• **Given problem**
Extract, in full, the lines below, beginning at the first and ending with the line that contains "const minorMultipliers = [2, 3, 4, 5, 6, 7, 8, 9];". Pictures do not belong in the copy.

###

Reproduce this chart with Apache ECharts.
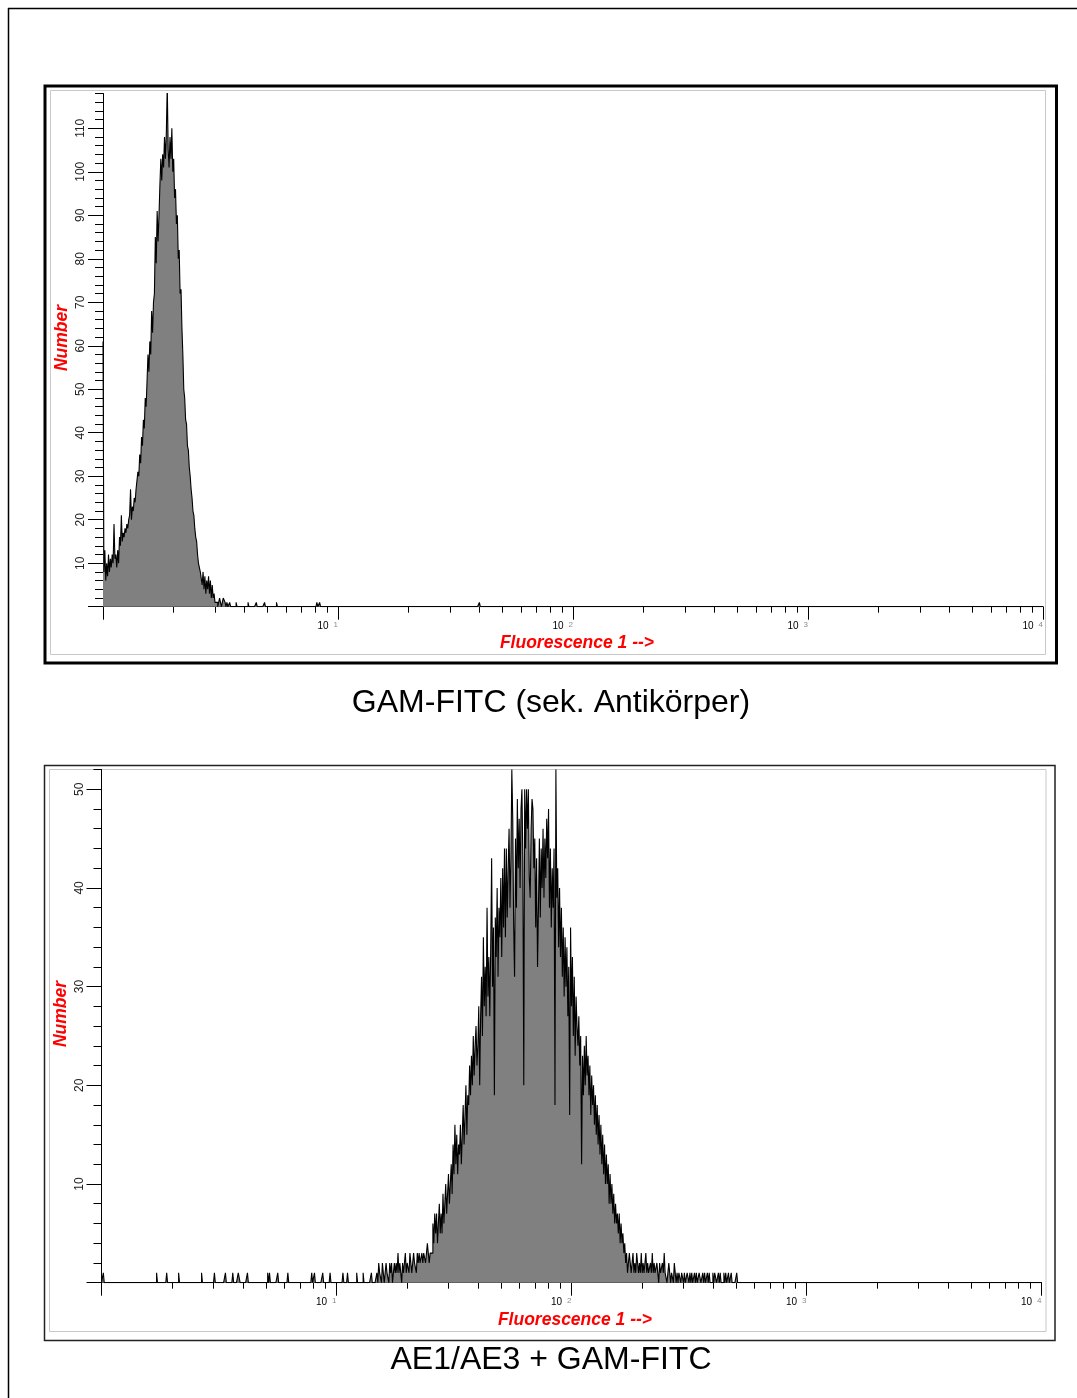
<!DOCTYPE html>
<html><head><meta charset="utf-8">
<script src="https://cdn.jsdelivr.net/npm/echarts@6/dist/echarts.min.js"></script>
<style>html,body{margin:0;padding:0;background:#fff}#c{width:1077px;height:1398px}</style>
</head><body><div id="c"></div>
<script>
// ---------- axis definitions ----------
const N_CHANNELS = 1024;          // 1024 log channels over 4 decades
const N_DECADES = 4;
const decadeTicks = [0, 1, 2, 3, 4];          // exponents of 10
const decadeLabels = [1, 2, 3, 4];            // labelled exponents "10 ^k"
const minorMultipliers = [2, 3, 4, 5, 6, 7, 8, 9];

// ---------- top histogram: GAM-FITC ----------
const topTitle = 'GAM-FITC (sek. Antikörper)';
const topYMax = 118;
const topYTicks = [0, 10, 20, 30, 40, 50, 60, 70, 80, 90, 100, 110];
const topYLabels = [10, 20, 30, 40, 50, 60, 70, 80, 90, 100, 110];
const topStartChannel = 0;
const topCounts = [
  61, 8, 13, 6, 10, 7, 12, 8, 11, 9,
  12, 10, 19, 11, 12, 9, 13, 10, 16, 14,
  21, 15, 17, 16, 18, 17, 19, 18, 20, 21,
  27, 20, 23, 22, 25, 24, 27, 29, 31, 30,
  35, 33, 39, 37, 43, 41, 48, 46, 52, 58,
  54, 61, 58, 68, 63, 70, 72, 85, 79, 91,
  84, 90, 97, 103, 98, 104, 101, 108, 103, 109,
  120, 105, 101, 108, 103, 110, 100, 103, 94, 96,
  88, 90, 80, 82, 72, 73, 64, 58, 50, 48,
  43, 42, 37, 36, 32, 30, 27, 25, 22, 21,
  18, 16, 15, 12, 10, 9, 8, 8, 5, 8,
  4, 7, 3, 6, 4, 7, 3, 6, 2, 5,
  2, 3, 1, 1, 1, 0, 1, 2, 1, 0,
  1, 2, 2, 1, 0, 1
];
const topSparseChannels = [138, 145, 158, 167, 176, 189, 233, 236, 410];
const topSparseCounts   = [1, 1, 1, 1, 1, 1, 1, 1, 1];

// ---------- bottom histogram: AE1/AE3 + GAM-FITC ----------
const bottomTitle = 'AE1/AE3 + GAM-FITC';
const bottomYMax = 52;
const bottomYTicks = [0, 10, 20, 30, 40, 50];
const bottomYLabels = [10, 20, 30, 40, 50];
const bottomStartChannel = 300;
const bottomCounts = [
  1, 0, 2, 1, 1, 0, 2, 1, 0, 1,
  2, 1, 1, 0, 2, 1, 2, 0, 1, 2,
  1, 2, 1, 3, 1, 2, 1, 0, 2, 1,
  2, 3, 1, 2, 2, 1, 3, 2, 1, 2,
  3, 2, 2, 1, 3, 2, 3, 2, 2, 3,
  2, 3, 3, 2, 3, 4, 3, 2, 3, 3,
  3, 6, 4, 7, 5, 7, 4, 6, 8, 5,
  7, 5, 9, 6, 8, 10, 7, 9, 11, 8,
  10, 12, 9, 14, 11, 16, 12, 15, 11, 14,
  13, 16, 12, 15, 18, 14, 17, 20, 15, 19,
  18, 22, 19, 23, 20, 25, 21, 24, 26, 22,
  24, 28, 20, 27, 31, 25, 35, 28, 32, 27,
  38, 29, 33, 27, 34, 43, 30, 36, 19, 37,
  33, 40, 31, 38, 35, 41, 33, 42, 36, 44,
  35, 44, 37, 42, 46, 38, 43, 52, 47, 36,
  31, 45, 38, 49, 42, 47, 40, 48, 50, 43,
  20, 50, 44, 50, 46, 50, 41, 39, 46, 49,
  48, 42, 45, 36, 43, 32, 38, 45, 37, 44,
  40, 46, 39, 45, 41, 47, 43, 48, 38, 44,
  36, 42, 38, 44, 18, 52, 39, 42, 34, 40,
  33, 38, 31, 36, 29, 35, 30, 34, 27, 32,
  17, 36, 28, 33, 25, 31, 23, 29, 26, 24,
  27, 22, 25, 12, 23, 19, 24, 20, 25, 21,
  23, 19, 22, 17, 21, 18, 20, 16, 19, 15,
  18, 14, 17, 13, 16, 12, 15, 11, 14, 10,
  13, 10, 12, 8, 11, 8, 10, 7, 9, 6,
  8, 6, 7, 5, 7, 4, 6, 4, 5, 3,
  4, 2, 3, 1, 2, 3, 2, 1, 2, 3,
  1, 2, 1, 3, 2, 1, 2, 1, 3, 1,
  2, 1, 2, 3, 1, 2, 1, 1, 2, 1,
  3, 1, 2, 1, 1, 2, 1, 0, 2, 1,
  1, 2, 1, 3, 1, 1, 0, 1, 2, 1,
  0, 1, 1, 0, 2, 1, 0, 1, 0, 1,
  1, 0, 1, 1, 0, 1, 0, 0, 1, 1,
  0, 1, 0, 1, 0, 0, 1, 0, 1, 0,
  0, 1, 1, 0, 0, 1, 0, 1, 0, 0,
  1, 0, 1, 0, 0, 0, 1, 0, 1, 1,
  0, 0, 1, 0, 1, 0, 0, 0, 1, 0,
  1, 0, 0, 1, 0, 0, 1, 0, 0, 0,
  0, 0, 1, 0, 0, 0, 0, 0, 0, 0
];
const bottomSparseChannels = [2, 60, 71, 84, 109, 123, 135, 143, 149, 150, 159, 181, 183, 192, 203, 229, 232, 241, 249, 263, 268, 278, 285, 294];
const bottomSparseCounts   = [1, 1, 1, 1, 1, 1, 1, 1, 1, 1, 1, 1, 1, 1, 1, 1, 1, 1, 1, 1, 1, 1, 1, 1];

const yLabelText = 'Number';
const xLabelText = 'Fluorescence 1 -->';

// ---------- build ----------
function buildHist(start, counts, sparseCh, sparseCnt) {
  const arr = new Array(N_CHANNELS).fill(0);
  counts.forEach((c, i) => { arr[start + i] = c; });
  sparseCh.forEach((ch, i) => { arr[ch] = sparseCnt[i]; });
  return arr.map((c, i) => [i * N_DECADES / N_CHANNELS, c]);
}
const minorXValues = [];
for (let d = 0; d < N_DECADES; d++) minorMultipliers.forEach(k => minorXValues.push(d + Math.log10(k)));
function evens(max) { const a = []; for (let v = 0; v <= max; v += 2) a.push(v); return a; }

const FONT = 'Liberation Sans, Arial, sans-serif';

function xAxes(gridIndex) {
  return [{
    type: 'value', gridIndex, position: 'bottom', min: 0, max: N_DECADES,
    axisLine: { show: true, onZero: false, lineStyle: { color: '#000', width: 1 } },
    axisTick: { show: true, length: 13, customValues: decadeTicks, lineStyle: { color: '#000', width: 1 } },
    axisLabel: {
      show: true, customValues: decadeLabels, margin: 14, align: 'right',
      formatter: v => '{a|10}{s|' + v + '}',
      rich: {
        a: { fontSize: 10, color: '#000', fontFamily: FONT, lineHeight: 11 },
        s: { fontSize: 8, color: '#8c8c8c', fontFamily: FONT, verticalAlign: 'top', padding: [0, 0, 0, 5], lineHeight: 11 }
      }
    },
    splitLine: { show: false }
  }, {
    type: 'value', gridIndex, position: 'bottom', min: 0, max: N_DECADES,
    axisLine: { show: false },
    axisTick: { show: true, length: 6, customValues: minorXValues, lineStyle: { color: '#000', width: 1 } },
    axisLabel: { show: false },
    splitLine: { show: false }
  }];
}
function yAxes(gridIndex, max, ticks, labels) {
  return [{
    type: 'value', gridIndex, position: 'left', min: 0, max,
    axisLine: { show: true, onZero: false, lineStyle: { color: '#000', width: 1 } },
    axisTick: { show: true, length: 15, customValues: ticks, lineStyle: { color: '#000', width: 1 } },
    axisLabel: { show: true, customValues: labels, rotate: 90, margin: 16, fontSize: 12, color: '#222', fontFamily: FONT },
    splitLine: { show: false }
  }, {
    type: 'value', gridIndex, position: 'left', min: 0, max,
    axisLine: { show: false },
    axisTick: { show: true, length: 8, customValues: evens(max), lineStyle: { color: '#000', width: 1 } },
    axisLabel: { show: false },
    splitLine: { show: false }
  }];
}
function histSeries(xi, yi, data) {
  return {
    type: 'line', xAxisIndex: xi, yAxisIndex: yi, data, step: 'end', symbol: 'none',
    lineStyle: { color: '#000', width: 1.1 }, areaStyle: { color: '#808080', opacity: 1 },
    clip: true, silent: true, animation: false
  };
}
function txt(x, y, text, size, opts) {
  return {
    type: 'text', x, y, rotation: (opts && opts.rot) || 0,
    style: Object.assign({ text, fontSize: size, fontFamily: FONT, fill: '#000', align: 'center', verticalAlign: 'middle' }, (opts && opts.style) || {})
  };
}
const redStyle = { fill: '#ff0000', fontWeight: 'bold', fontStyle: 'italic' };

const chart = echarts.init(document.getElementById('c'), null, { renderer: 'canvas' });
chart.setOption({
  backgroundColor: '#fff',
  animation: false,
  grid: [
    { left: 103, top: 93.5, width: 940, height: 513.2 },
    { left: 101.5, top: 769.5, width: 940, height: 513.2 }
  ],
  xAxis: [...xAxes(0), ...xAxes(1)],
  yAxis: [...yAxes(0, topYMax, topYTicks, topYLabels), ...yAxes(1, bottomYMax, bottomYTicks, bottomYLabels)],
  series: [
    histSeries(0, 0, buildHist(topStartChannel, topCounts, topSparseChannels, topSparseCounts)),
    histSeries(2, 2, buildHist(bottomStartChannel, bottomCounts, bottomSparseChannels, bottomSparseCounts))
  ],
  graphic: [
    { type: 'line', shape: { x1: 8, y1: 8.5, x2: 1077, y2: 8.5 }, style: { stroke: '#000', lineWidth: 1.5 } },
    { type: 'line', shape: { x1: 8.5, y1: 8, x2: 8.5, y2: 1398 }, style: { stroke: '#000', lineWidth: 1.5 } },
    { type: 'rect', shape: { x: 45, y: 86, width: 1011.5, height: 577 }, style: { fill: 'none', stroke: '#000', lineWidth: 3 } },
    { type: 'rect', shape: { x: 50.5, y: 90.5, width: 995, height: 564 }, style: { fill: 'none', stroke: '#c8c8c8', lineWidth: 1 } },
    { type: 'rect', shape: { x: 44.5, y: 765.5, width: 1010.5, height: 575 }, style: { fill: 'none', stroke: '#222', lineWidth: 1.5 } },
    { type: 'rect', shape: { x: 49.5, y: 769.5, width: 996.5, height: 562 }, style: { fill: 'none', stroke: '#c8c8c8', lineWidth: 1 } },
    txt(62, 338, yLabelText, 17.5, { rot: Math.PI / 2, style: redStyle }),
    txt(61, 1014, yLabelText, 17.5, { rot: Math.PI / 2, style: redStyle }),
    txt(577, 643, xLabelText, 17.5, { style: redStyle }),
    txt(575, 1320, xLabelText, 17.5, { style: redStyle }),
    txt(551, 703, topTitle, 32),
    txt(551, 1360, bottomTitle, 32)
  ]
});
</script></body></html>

###

• **Complete response**
Reproduce this chart with Apache ECharts.
<!DOCTYPE html>
<html><head><meta charset="utf-8">
<script src="https://cdn.jsdelivr.net/npm/echarts@6/dist/echarts.min.js"></script>
<style>html,body{margin:0;padding:0;background:#fff}#c{width:1077px;height:1398px}</style>
</head><body><div id="c"></div>
<script>
// ---------- axis definitions ----------
const N_CHANNELS = 1024;          // 1024 log channels over 4 decades
const N_DECADES = 4;
const decadeTicks = [0, 1, 2, 3, 4];          // exponents of 10
const decadeLabels = [1, 2, 3, 4];            // labelled exponents "10 ^k"
const minorMultipliers = [2, 3, 4, 5, 6, 7, 8, 9];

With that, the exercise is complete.